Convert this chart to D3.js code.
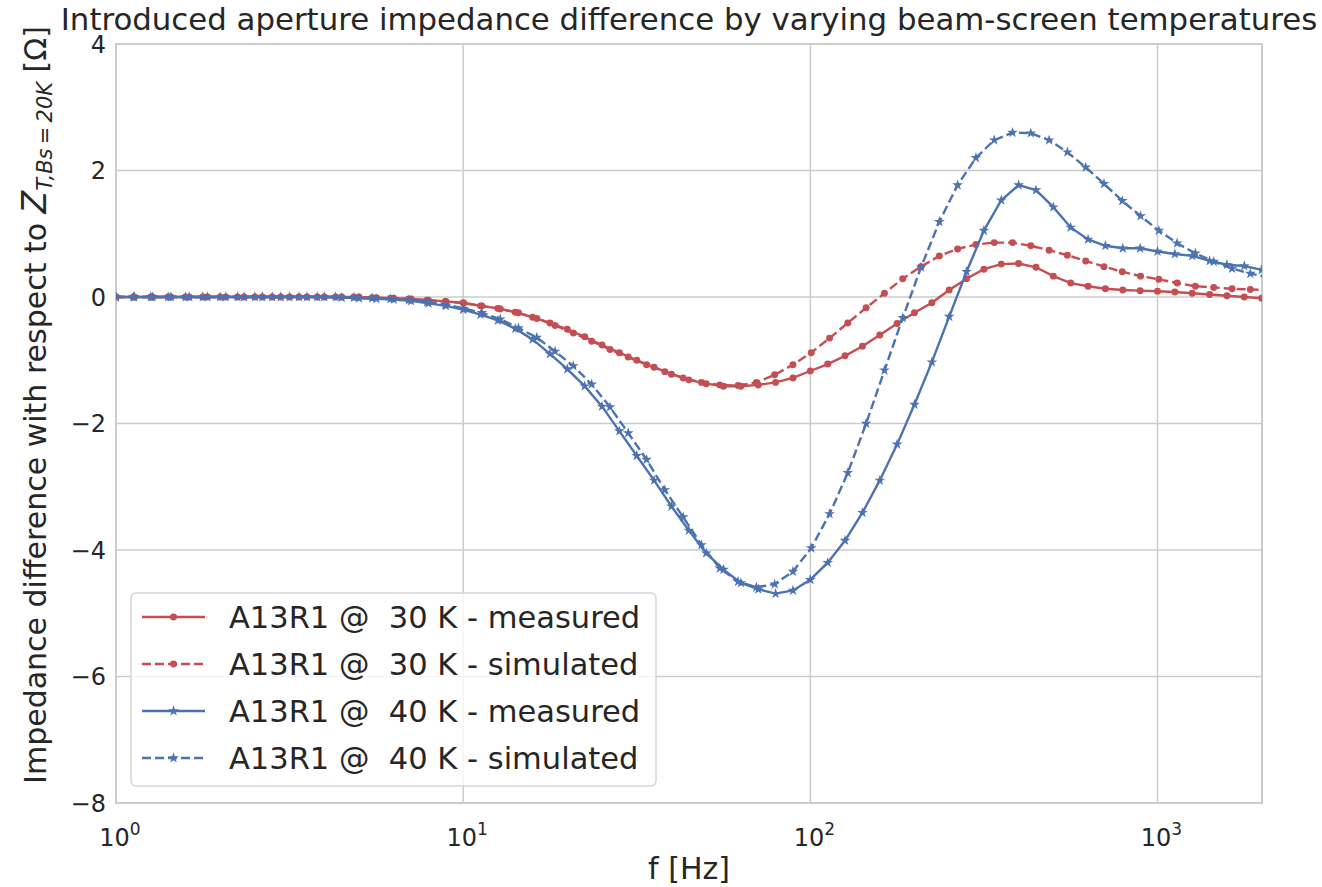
<!DOCTYPE html>
<html>
<head>
<meta charset="utf-8">
<script src="https://cdn.jsdelivr.net/npm/d3@7"></script>
<style>
  body { margin: 0; background: #fff; }
  text { font-family: "DejaVu Sans", sans-serif; fill: #262626; white-space: pre; }
</style>
</head>
<body>
<div id="chart"></div>
<script>
// Frequencies of the measured points [Hz]
const fMeasured = [
  1, 1.122, 1.259, 1.413, 1.585, 1.778, 1.995, 2.239, 2.512, 2.818,
  3.162, 3.548, 3.981, 4.467, 5.012, 5.623, 6.310, 7.079, 7.943, 8.913,
  10.00, 11.22, 12.59, 14.13, 15.85, 17.78, 19.95, 22.39, 25.12, 28.18,
  31.62, 35.48, 39.81, 44.67, 50.12, 56.23, 63.10, 70.79, 79.43, 89.13,
  100.0, 112.2, 125.9, 141.3, 158.5, 177.8, 199.5, 223.9, 251.2, 281.8,
  316.2, 354.8, 398.1, 446.7, 501.2, 562.3, 631.0, 707.9, 794.3, 891.3,
  1000, 1122, 1259, 1413, 1585, 1778, 1995
];
// Frequencies of the simulated points [Hz]
const fSimulated = [
  1.000, 1.129, 1.275, 1.439, 1.625, 1.834, 2.071, 2.338, 2.640, 2.981,
  3.365, 3.799, 4.289, 4.843, 5.467, 6.173, 6.969, 7.868, 8.884, 10.03,
  11.32, 12.79, 14.43, 16.30, 18.40, 20.77, 23.45, 26.48, 29.89, 33.75,
  38.11, 43.02, 48.58, 54.84, 61.92, 69.91, 78.93, 89.11, 100.6, 113.6,
  128.2, 144.8, 163.5, 184.6, 208.4, 235.3, 265.6, 299.9, 338.6, 382.3,
  431.5, 487.3, 550.1, 621.1, 701.3, 791.7, 893.9, 1009, 1139, 1286,
  1452, 1640, 1851, 2090
];

// Impedance difference [Ohm]
const meas30 = [
  0, 0, 0, 0, 0, 0, 0, 0, 0, 0,
  0, 0, 0, 0, 0, -0.01, -0.02, -0.03, -0.05, -0.07,
  -0.09, -0.14, -0.18, -0.24, -0.32, -0.41, -0.51, -0.63, -0.76, -0.88,
  -1.00, -1.11, -1.22, -1.31, -1.37, -1.41, -1.41, -1.39, -1.35, -1.28,
  -1.17, -1.06, -0.93, -0.78, -0.60, -0.42, -0.25, -0.09, 0.11, 0.29,
  0.44, 0.52, 0.53, 0.47, 0.33, 0.22, 0.17, 0.13, 0.11, 0.10,
  0.09, 0.08, 0.06, 0.04, 0.02, 0.00, -0.02
];
const sim30 = [
  0, 0, 0, 0, 0, 0, 0, 0, 0, 0,
  0, 0, 0, 0, -0.01, -0.02, -0.03, -0.05, -0.07, -0.10,
  -0.14, -0.19, -0.25, -0.34, -0.45, -0.57, -0.70, -0.83, -0.95, -1.07,
  -1.18, -1.28, -1.35, -1.39, -1.40, -1.35, -1.23, -1.07, -0.88, -0.65,
  -0.41, -0.17, 0.06, 0.29, 0.48, 0.65, 0.76, 0.83, 0.86, 0.86,
  0.81, 0.74, 0.66, 0.57, 0.48, 0.40, 0.33, 0.28, 0.22, 0.17,
  0.15, 0.13, 0.12, 0.11
];
const meas40 = [
  0, 0, 0, 0, 0, 0, 0, 0, 0, 0,
  0, 0, 0, -0.01, -0.02, -0.03, -0.04, -0.06, -0.10, -0.14,
  -0.20, -0.28, -0.37, -0.50, -0.67, -0.90, -1.14, -1.41, -1.73, -2.12,
  -2.51, -2.90, -3.31, -3.69, -4.05, -4.31, -4.52, -4.62, -4.69, -4.64,
  -4.47, -4.20, -3.85, -3.41, -2.90, -2.33, -1.70, -1.03, -0.31, 0.40,
  1.05, 1.53, 1.77, 1.69, 1.42, 1.10, 0.91, 0.81, 0.77, 0.77,
  0.72, 0.68, 0.65, 0.57, 0.51, 0.49, 0.43
];
const sim40 = [
  0, 0, 0, 0, 0, 0, 0, 0, 0, 0,
  0, 0, 0, -0.01, -0.02, -0.03, -0.05, -0.08, -0.12, -0.18,
  -0.25, -0.35, -0.49, -0.64, -0.86, -1.09, -1.38, -1.74, -2.15, -2.57,
  -3.05, -3.48, -3.92, -4.29, -4.50, -4.59, -4.54, -4.34, -3.97, -3.43,
  -2.78, -2.00, -1.16, -0.33, 0.47, 1.19, 1.77, 2.20, 2.48, 2.60,
  2.59, 2.48, 2.29, 2.05, 1.79, 1.52, 1.28, 1.05, 0.85, 0.69,
  0.56, 0.45, 0.37, 0.31
];

const seriesNames = [
  "A13R1 @  30 K - measured",
  "A13R1 @  30 K - simulated",
  "A13R1 @  40 K - measured",
  "A13R1 @  40 K - simulated"
];
const yTicks = [4, 2, 0, -2, -4, -6, -8];
const xTickExponents = [0, 1, 2, 3];

const red = "#c44e52", blue = "#4c72b0";
const series = [
  { name: seriesNames[0], f: fMeasured, v: meas30, color: red, dashed: false, marker: d3.symbolCircle, msize: 38 },
  { name: seriesNames[1], f: fSimulated, v: sim30, color: red, dashed: true, marker: d3.symbolCircle, msize: 38 },
  { name: seriesNames[2], f: fMeasured, v: meas40, color: blue, dashed: false, marker: d3.symbolStar, msize: 36 },
  { name: seriesNames[3], f: fSimulated, v: sim40, color: blue, dashed: true, marker: d3.symbolStar, msize: 36 }
];

const width = 1322, height = 887;
const marginTop = 44, marginRight = 60, marginBottom = 84, marginLeft = 116;

const x = d3.scaleLog()
  .domain([1, 2000])
  .range([marginLeft, width - marginRight]);
const y = d3.scaleLinear()
  .domain([-8, 4])
  .range([height - marginBottom, marginTop]);

const svg = d3.create("svg")
  .attr("width", width)
  .attr("height", height)
  .attr("viewBox", [0, 0, width, height]);
d3.select("#chart").append(() => svg.node());

svg.append("clipPath").attr("id", "plot-clip")
  .append("rect")
  .attr("x", marginLeft).attr("y", marginTop)
  .attr("width", width - marginLeft - marginRight)
  .attr("height", height - marginTop - marginBottom);

// grid
svg.append("g")
  .attr("stroke", "#cccccc")
  .attr("stroke-width", 1.5)
  .call(g => g.selectAll(".gx").data(xTickExponents).join("line")
    .attr("x1", d => x(10 ** d)).attr("x2", d => x(10 ** d))
    .attr("y1", marginTop).attr("y2", height - marginBottom))
  .call(g => g.selectAll(".gy").data(yTicks).join("line")
    .attr("x1", marginLeft).attr("x2", width - marginRight)
    .attr("y1", d => y(d)).attr("y2", d => y(d)));

// frame
svg.append("rect")
  .attr("x", marginLeft).attr("y", marginTop)
  .attr("width", width - marginLeft - marginRight)
  .attr("height", height - marginTop - marginBottom)
  .attr("fill", "none").attr("stroke", "#cccccc").attr("stroke-width", 2);

// y tick labels
svg.append("g")
  .selectAll("text").data(yTicks).join("text")
  .attr("x", marginLeft - 10)
  .attr("y", d => y(d))
  .attr("dy", "0.36em")
  .attr("text-anchor", "end")
  .attr("font-size", 24)
  .text(d => d < 0 ? "\u2212" + Math.abs(d) : d);

// x tick labels 10^n
const xt = svg.append("g")
  .selectAll("text").data(xTickExponents).join("text")
  .attr("x", d => x(10 ** d) + 4)
  .attr("y", height - marginBottom + 43)
  .attr("text-anchor", "middle")
  .attr("font-size", 24);
xt.append("tspan").text("10");
xt.append("tspan").attr("dy", -11).attr("font-size", 17).text(d => d);

// lines and markers
const plot = svg.append("g").attr("clip-path", "url(#plot-clip)");
for (const s of series) {
  const pts = s.f.map((f, i) => ({ f, v: s.v[i] }));
  plot.append("path")
    .datum(pts)
    .attr("fill", "none")
    .attr("stroke", s.color)
    .attr("stroke-width", 2.4)
    .attr("stroke-dasharray", s.dashed ? "9,4" : null)
    .attr("d", d3.line().x(d => x(d.f)).y(d => y(d.v)));
  plot.append("g")
    .attr("fill", s.color)
    .selectAll("path").data(pts).join("path")
    .attr("transform", d => `translate(${x(d.f)},${y(d.v)})`)
    .attr("d", d3.symbol(s.marker, s.msize));
}

// title
svg.append("text")
  .attr("x", (marginLeft + width - marginRight) / 2)
  .attr("y", 30)
  .attr("text-anchor", "middle")
  .attr("font-size", 30.8)
  .text("Introduced aperture impedance difference by varying beam-screen temperatures");

// x label
svg.append("text")
  .attr("x", (marginLeft + width - marginRight) / 2)
  .attr("y", height - 8)
  .attr("text-anchor", "middle")
  .attr("font-size", 30)
  .text("f [Hz]");

// y label
const yl = svg.append("text")
  .attr("transform", `translate(46,405) rotate(-90)`)
  .attr("text-anchor", "middle")
  .attr("font-size", 30);
yl.append("tspan").text("Impedance difference with respect to ");
yl.append("tspan").attr("font-style", "italic").attr("font-size", 33).text("Z");
yl.append("tspan").attr("font-style", "italic").attr("font-size", 21).attr("dy", 6).text("T,Bs\u2009=\u200920K");
yl.append("tspan").attr("dy", -6).text(" [\u03a9]");

// legend
const lg = svg.append("g").attr("transform", "translate(131,593)");
lg.append("rect")
  .attr("width", 525).attr("height", 193)
  .attr("rx", 5)
  .attr("fill", "#fff").attr("fill-opacity", 0.8)
  .attr("stroke", "#d6d6d6").attr("stroke-width", 1.5);
series.forEach((s, i) => {
  const row = lg.append("g").attr("transform", `translate(0,${24 + i * 47})`);
  row.append("line")
    .attr("x1", 11).attr("x2", 74)
    .attr("stroke", s.color).attr("stroke-width", 2.4)
    .attr("stroke-dasharray", s.dashed ? "9,4" : null);
  row.append("path")
    .attr("transform", "translate(42.5,0)")
    .attr("fill", s.color)
    .attr("d", d3.symbol(s.marker, s.msize)());
  row.append("text")
    .attr("x", 98).attr("dy", "0.36em")
    .attr("font-size", 30.5)
    .text(s.name);
});
</script>
</body>
</html>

- **PROBLEM TO WORK ON**
How many lines of the listing above include the word "chart"? Reply with the number alone.

- **OUTPUT FOR THIS TASK**
3